Cornelius Matthyser, known as Stompie, was born in South Africa. Several years ago, he moved to Namibia, where, on behalf of the International Judo Federation, he runs the Judo in Schools programme, under the direction of the Judo for Children Commission. Passionate about what he does and the impact he can have on the younger generation, we asked him a few questions to better understand who he is and what he does.

"I was fortunate enough to start judo when I was 5 years old and I immediately had a great coach, Frank Smith Sensei, who was the national coach of Judo South Africa for many years in the 1970’s. He gave me a good solid Kodokan judo foundation, with strong basic knowledge. When I turned 16, I started to teach judo in schools. That was back in 1986

You know, teaching judo to children from different backgrounds, of different age groups and genders was the biggest challenge and good strong judo knowledge is not enough for this challenge. At that time, I was looking for secrets, something special, that could make the difference.

I realised that children love karate because of action movies but they often come to judo class because of their parents’ pressure and to try something new.

By just teaching solid breakfalls and good Kodokan judo throws, children often seem to lose interest after a while and normally after puberty, 14 years old and up, it starts to become even more challenging.

To get more experience and knowledge, I travelled the world and visited numerous countries, joining in and teaching judo for children. This has really opened my eyes. It was like a big bang for me!

Today, I try as much as possible to develop judo games and I want students to have fun with Professor Kano's judo moral code.

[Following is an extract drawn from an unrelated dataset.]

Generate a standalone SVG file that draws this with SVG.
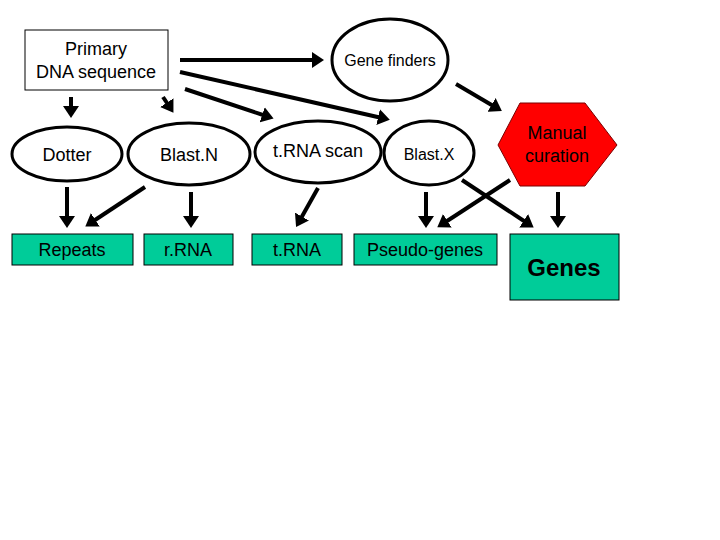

At the same time, I want to guarantee that training is done in a safe environment, within school halls.

I have noticed a clear increase in the number of people practising and I am able to keep the children longer in judo. I explain to them that falling safely will help them with doing any other kind of activity.

In Namibia, to enter the school system, falling safely was actually my gold card to convince schools and authorities to believe in judo.

Depending on my audience and the students in front of me, what age group and what level, I adapt my teaching. This is very important. We play lots of games, which are all judo-related, like using a ball for warm up and for breakfalls.

Children must have fun all the time. For example, we practise for a few minutes and then play a game where we are like sticks in the mud. Only the particular throw we have been working on can set you free from the mud.

When I select a particular throw to study, I always start with the basic technique, following the Kodokan syllabus (gokyo) and I teach the kuzushi (unbalancing the opponent) tsukuri (movement for entering) and kake (execution).

During the next lessons and the months to come, I want the throw to be executed on the move and in 3 different directions.

It is also important that ukemi are practised by uke from any given and unforeseen direction, to guarantee safety, as tori practises the throws. All that contributes to preparing children for their grading exams.

I also regularly organise weekend training camps, so all the children can be ready for our interschool team competition, which is our most prestigious event.

Of course, the Covid-19 pandemic has altered our plans a bit, but we are still active and I stay optimistic. I continue with judo classes 4 days a week at the Gymnasium school, with the full permission of the school director. There we welcome children from other schools as well.”

When one asks Stompie to talk about the Judo in Schools project in Namibia and about judo, it’s really difficult to stop him, but this is what we call passion. His passion for judo and for children is what can change the world.